======== SOURCE MATERIAL
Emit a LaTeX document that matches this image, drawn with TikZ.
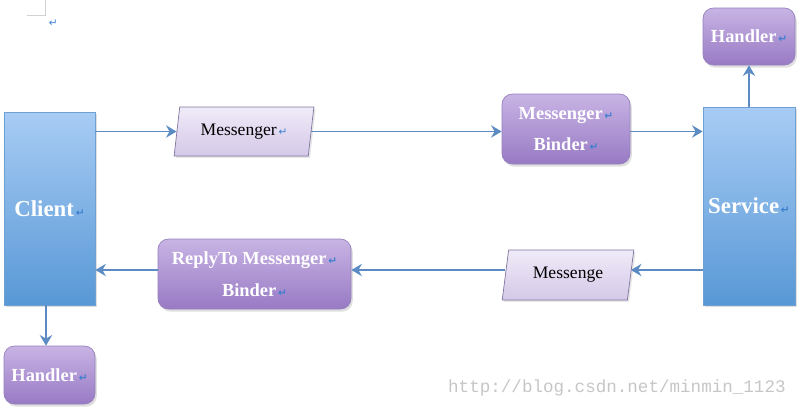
\documentclass[tikz,border=0pt]{standalone}
\usepackage{fontspec}
\setmainfont{Liberation Serif}
\newfontfamily\marksfont{DejaVu Sans}
\newfontfamily\webfont{Liberation Mono}
\usetikzlibrary{shapes.geometric,arrows.meta,shadows}
\definecolor{arrowblue}{HTML}{5B8BC2}
\definecolor{marker}{HTML}{3F7FD0}
\newcommand{\pmark}{{\marksfont\fontsize{6pt}{6pt}\selectfont\color{marker}\,↵}}

\begin{document}
\begin{tikzpicture}[
		x=1cm,y=1cm,
		every node/.style={inner sep=0pt},
		flow/.style={draw=arrowblue,line width=1.1pt,-{Stealth[length=6pt,width=7pt,inset=2pt]}},
		actor/.style={rectangle,top color={rgb,255:red,168;green,204;blue,244},bottom color={rgb,255:red,88;green,152;blue,214},draw={rgb,255:red,110;green,160;blue,212},text=white,font=\fontsize{13pt}{15pt}\selectfont\bfseries,drop shadow={opacity=0.25,shadow xshift=1pt,shadow yshift=-1pt}},
		purplebox/.style={rectangle,rounded corners=6pt,top color={rgb,255:red,200;green,180;blue,228},bottom color={rgb,255:red,152;green,122;blue,196},draw={rgb,255:red,150;green,128;blue,190},text=white,align=center,font=\fontsize{10.5pt}{18pt}\selectfont\bfseries,drop shadow={opacity=0.25,shadow xshift=1pt,shadow yshift=-1.5pt}},
		letter/.style={trapezium,trapezium left angle=76,trapezium right angle=104,trapezium stretches=true,top color={rgb,255:red,240;green,235;blue,248},bottom color={rgb,255:red,212;green,200;blue,232},draw={rgb,255:red,130;green,118;blue,160},font=\fontsize{10pt}{12pt}\selectfont,drop shadow={opacity=0.2,shadow xshift=1pt,shadow yshift=-1pt}}
		]
		\useasboundingbox (0,0) rectangle (16,-8.16);
		\node[actor,minimum width=1.82cm,minimum height=3.86cm] (client) at (0.99,-4.17) {Client\pmark};
		\node[actor,minimum width=1.84cm,minimum height=3.96cm] (service) at (14.98,-4.12) {Service\pmark};
		\node[purplebox,minimum width=1.84cm,minimum height=1.14cm] (handlerS) at (14.98,-0.73) {Handler\pmark};
		\node[purplebox,minimum width=1.82cm,minimum height=1.16cm] (handlerC) at (0.99,-7.5) {Handler\pmark};
		\node[letter,minimum width=2.8cm,minimum height=0.98cm] (msgTop) at (4.88,-2.63) {Messenger\pmark};
		\node[purplebox,minimum width=2.56cm,minimum height=1.4cm] (binder) at (11.32,-2.58) {Messenger\pmark\\Binder\pmark};
		\node[purplebox,minimum width=3.86cm,minimum height=1.4cm] (reply) at (5.09,-5.48) {ReplyTo Messenger\pmark\\Binder\pmark};
		\node[letter,minimum width=2.64cm,minimum height=1.0cm] (msgBot) at (11.36,-5.5) {Messenge};
		\draw[flow] (client.east |- msgTop.west) -- (msgTop.west);
		\draw[flow] (msgTop.east) -- (msgTop.east -| binder.west);
		\draw[flow] (binder.east |- msgTop.east) -- (service.west |- msgTop.east);
		\draw[flow] (service.west |- 0,-5.4) -- (msgBot.east |- 0,-5.4);
		\draw[flow] (msgBot.west |- 0,-5.4) -- (reply.east |- 0,-5.4);
		\draw[flow] (reply.west |- 0,-5.4) -- (client.east |- 0,-5.4);
		\draw[flow] (service.north) -- (handlerS.south);
		\draw[flow] (client.south -| 0.92,0) -- (handlerC.north -| 0.92,0);
		\draw[gray!35,line width=0.5pt] (0.9,0) -- (0.9,-0.3) -- (0.54,-0.3);
		\node (mark) at (1.05,-0.47) {\pmark};
		\node[text=gray!45,font=\webfont\fontsize{10pt}{12pt}\selectfont,anchor=east] (url) at (15.72,-7.76) {http://blog.csdn.net/minmin\_1123};
		\end{tikzpicture}
\end{document}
================
JOB ▸
Return each line from the material above exactly, but not the pictures.

WRITTEN SOLUTION ▸
Emit a LaTeX document that matches this image, drawn with TikZ.
\documentclass[tikz,border=0pt]{standalone}
\usepackage{fontspec}
\setmainfont{Liberation Serif}
\newfontfamily\marksfont{DejaVu Sans}
\newfontfamily\webfont{Liberation Mono}
\usetikzlibrary{shapes.geometric,arrows.meta,shadows}
\definecolor{arrowblue}{HTML}{5B8BC2}
\definecolor{marker}{HTML}{3F7FD0}
\newcommand{\pmark}{{\marksfont\fontsize{6pt}{6pt}\selectfont\color{marker}\,↵}}

\begin{document}
\begin{tikzpicture}[
		x=1cm,y=1cm,
		every node/.style={inner sep=0pt},
		flow/.style={draw=arrowblue,line width=1.1pt,-{Stealth[length=6pt,width=7pt,inset=2pt]}},
		actor/.style={rectangle,top color={rgb,255:red,168;green,204;blue,244},bottom color={rgb,255:red,88;green,152;blue,214},draw={rgb,255:red,110;green,160;blue,212},text=white,font=\fontsize{13pt}{15pt}\selectfont\bfseries,drop shadow={opacity=0.25,shadow xshift=1pt,shadow yshift=-1pt}},
		purplebox/.style={rectangle,rounded corners=6pt,top color={rgb,255:red,200;green,180;blue,228},bottom color={rgb,255:red,152;green,122;blue,196},draw={rgb,255:red,150;green,128;blue,190},text=white,align=center,font=\fontsize{10.5pt}{18pt}\selectfont\bfseries,drop shadow={opacity=0.25,shadow xshift=1pt,shadow yshift=-1.5pt}},
		letter/.style={trapezium,trapezium left angle=76,trapezium right angle=104,trapezium stretches=true,top color={rgb,255:red,240;green,235;blue,248},bottom color={rgb,255:red,212;green,200;blue,232},draw={rgb,255:red,130;green,118;blue,160},font=\fontsize{10pt}{12pt}\selectfont,drop shadow={opacity=0.2,shadow xshift=1pt,shadow yshift=-1pt}}
		]
		\useasboundingbox (0,0) rectangle (16,-8.16);
		\node[actor,minimum width=1.82cm,minimum height=3.86cm] (client) at (0.99,-4.17) {Client\pmark};
		\node[actor,minimum width=1.84cm,minimum height=3.96cm] (service) at (14.98,-4.12) {Service\pmark};
		\node[purplebox,minimum width=1.84cm,minimum height=1.14cm] (handlerS) at (14.98,-0.73) {Handler\pmark};
		\node[purplebox,minimum width=1.82cm,minimum height=1.16cm] (handlerC) at (0.99,-7.5) {Handler\pmark};
		\node[letter,minimum width=2.8cm,minimum height=0.98cm] (msgTop) at (4.88,-2.63) {Messenger\pmark};
		\node[purplebox,minimum width=2.56cm,minimum height=1.4cm] (binder) at (11.32,-2.58) {Messenger\pmark\\Binder\pmark};
		\node[purplebox,minimum width=3.86cm,minimum height=1.4cm] (reply) at (5.09,-5.48) {ReplyTo Messenger\pmark\\Binder\pmark};
		\node[letter,minimum width=2.64cm,minimum height=1.0cm] (msgBot) at (11.36,-5.5) {Messenge};
		\draw[flow] (client.east |- msgTop.west) -- (msgTop.west);
		\draw[flow] (msgTop.east) -- (msgTop.east -| binder.west);
		\draw[flow] (binder.east |- msgTop.east) -- (service.west |- msgTop.east);
		\draw[flow] (service.west |- 0,-5.4) -- (msgBot.east |- 0,-5.4);
		\draw[flow] (msgBot.west |- 0,-5.4) -- (reply.east |- 0,-5.4);
		\draw[flow] (reply.west |- 0,-5.4) -- (client.east |- 0,-5.4);
		\draw[flow] (service.north) -- (handlerS.south);
		\draw[flow] (client.south -| 0.92,0) -- (handlerC.north -| 0.92,0);
		\draw[gray!35,line width=0.5pt] (0.9,0) -- (0.9,-0.3) -- (0.54,-0.3);
		\node (mark) at (1.05,-0.47) {\pmark};
		\node[text=gray!45,font=\webfont\fontsize{10pt}{12pt}\selectfont,anchor=east] (url) at (15.72,-7.76) {http://blog.csdn.net/minmin\_1123};
		\end{tikzpicture}
\end{document}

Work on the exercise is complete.